→ MATERIAL TO PROCESS
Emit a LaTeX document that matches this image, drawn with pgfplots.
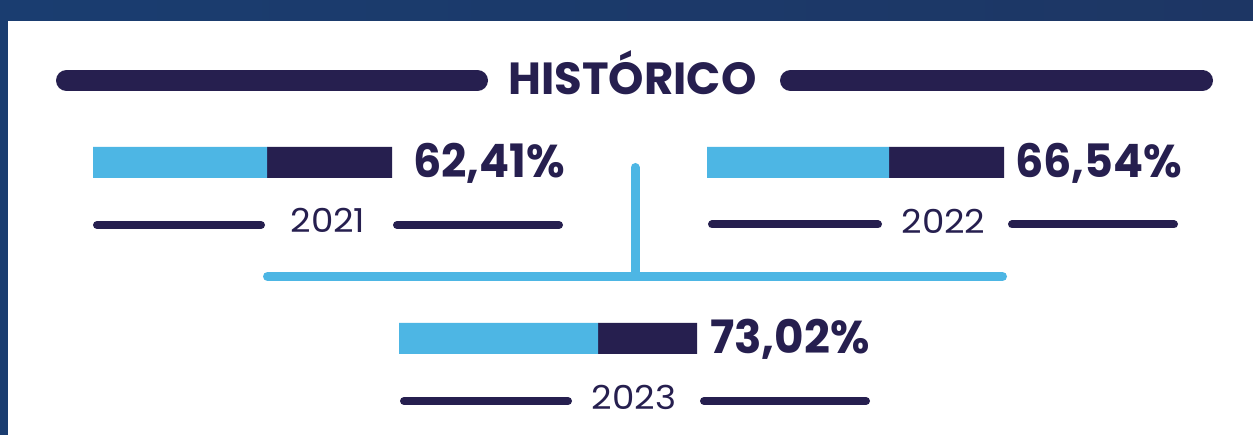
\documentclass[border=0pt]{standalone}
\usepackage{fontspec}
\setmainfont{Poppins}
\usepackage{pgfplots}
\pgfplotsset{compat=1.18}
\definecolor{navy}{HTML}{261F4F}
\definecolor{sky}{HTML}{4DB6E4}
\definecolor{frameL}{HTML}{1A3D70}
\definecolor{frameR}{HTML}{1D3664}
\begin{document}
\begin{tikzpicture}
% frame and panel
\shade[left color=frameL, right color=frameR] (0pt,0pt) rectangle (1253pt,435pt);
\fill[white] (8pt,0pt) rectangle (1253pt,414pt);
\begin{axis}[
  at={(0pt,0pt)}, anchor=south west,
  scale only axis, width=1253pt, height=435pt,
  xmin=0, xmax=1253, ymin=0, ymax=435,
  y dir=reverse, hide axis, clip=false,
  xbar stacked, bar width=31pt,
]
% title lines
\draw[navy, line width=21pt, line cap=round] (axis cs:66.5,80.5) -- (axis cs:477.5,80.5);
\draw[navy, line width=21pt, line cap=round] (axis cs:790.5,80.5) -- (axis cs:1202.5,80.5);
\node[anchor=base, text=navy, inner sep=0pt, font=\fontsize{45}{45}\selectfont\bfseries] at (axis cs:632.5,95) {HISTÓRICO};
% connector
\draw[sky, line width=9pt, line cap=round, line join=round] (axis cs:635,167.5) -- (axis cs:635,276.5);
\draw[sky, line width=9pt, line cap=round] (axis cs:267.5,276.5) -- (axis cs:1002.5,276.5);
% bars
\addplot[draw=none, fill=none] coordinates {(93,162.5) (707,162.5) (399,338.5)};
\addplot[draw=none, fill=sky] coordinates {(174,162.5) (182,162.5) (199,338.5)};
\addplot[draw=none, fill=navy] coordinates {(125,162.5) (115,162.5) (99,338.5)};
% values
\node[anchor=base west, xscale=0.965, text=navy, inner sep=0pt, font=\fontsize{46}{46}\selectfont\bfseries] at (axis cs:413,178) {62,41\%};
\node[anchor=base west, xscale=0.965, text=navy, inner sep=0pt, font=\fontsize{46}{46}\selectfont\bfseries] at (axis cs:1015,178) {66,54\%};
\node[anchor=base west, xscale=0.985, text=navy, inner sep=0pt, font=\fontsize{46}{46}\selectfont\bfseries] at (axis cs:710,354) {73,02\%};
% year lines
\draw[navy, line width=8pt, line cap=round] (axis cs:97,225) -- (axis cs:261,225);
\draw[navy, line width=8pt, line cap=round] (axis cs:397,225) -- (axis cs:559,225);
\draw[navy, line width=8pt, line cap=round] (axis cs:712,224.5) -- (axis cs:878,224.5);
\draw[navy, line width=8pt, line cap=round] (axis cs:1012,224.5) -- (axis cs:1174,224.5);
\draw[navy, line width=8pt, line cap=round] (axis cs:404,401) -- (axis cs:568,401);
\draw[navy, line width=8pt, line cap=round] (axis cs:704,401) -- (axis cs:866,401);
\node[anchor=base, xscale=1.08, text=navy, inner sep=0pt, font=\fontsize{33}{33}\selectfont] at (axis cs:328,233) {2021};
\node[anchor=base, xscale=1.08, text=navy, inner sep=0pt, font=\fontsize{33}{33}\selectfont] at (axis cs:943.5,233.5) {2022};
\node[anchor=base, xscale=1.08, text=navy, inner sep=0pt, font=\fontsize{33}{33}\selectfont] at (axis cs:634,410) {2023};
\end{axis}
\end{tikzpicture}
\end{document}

--

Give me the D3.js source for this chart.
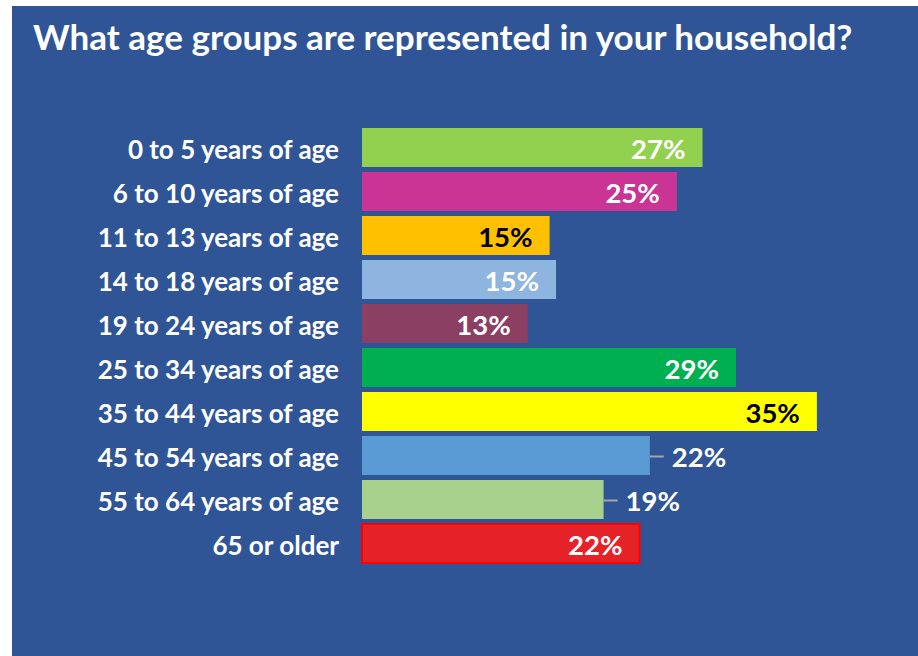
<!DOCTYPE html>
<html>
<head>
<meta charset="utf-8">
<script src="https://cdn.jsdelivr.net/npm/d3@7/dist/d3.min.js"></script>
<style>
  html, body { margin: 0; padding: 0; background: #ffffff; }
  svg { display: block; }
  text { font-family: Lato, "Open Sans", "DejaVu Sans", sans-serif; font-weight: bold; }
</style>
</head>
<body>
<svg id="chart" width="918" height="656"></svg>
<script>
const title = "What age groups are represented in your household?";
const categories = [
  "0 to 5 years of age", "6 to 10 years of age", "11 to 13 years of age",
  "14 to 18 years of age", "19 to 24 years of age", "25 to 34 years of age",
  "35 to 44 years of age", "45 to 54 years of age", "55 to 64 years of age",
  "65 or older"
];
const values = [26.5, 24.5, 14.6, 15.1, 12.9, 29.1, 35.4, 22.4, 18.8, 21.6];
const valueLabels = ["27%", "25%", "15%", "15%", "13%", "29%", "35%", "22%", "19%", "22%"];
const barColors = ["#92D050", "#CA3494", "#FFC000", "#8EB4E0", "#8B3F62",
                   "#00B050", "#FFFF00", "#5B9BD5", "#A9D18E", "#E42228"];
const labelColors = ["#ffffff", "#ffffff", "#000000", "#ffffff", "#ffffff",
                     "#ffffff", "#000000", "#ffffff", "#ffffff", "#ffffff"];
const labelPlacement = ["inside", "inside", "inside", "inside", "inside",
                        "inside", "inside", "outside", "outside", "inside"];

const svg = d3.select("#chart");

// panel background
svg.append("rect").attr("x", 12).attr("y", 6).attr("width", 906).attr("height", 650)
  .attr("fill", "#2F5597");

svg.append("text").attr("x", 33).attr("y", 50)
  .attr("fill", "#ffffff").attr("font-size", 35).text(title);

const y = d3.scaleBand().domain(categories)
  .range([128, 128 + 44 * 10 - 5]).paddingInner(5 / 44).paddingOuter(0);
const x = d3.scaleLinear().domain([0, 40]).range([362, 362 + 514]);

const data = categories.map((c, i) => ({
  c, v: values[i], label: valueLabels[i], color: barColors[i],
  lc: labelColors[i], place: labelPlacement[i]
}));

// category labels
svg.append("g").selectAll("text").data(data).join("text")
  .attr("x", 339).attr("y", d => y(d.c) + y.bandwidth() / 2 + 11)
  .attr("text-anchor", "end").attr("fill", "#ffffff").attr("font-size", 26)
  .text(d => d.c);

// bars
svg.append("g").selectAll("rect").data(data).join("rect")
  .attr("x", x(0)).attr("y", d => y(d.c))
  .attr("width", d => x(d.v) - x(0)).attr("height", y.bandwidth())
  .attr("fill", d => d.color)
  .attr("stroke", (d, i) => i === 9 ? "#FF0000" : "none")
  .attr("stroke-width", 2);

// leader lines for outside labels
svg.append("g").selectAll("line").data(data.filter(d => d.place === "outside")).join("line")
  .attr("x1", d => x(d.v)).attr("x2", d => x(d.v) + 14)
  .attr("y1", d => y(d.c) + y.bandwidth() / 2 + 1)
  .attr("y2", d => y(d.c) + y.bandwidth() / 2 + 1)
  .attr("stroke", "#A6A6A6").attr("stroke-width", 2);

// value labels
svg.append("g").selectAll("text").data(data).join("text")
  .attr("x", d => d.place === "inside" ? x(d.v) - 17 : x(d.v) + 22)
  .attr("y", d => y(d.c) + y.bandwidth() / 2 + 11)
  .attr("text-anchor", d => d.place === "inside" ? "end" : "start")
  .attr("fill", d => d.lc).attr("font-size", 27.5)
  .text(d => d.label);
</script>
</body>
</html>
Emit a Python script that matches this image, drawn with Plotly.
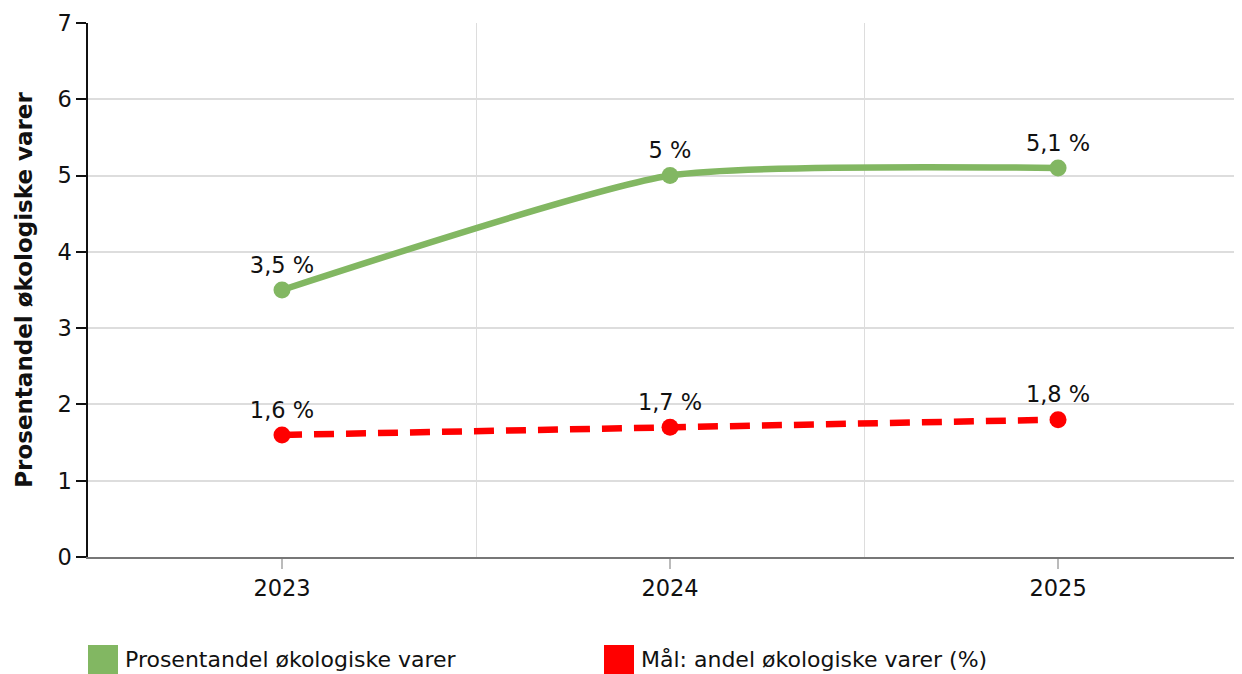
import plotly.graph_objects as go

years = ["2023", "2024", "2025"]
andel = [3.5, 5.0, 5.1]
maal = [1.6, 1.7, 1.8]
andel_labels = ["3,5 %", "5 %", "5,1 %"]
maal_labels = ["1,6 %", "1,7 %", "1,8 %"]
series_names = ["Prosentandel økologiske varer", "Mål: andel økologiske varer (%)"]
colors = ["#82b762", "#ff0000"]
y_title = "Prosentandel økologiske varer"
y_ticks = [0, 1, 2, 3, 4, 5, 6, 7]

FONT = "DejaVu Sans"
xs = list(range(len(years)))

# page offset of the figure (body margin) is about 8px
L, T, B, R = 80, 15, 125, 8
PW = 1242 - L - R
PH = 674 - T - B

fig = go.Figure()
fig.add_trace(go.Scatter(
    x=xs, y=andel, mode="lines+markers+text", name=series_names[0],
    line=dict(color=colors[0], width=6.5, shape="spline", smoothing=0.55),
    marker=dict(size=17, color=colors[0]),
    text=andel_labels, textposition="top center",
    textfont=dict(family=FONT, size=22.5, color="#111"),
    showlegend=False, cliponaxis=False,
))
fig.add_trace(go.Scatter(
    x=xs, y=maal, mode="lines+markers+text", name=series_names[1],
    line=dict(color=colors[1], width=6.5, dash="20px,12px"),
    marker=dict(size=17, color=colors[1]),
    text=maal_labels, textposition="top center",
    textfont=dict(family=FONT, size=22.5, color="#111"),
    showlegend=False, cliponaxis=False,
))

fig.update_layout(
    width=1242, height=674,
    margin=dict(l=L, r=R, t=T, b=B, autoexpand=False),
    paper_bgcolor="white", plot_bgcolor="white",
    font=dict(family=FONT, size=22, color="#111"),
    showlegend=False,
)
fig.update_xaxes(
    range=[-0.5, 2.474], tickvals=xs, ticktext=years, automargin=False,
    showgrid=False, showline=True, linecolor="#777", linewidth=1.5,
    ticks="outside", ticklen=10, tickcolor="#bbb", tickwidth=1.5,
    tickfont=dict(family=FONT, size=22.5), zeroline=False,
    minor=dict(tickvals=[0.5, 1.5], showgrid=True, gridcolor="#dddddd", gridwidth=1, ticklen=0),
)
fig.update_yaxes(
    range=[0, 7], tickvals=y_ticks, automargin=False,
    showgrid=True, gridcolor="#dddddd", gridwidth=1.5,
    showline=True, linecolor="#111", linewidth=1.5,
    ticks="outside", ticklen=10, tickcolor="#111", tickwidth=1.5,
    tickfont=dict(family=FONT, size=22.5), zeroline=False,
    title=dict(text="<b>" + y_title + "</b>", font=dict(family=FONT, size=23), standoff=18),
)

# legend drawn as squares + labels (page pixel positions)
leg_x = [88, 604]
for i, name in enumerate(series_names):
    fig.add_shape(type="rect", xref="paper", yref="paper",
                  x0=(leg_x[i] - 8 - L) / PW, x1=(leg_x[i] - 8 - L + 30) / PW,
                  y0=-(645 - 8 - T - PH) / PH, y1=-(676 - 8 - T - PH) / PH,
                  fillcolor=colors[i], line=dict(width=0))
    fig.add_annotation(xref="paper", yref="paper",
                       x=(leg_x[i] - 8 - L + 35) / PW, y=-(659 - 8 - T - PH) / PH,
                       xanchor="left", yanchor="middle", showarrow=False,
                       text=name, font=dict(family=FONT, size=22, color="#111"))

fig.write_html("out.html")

→ TASK OBJECTIVE
Take the material above and output only the lines from the one that contains "Emit a Python" through the one that contains "PH = 674 - T - B", ends included and images left out.

→ FINAL ANSWER
Emit a Python script that matches this image, drawn with Plotly.
import plotly.graph_objects as go

years = ["2023", "2024", "2025"]
andel = [3.5, 5.0, 5.1]
maal = [1.6, 1.7, 1.8]
andel_labels = ["3,5 %", "5 %", "5,1 %"]
maal_labels = ["1,6 %", "1,7 %", "1,8 %"]
series_names = ["Prosentandel økologiske varer", "Mål: andel økologiske varer (%)"]
colors = ["#82b762", "#ff0000"]
y_title = "Prosentandel økologiske varer"
y_ticks = [0, 1, 2, 3, 4, 5, 6, 7]

FONT = "DejaVu Sans"
xs = list(range(len(years)))

# page offset of the figure (body margin) is about 8px
L, T, B, R = 80, 15, 125, 8
PW = 1242 - L - R
PH = 674 - T - B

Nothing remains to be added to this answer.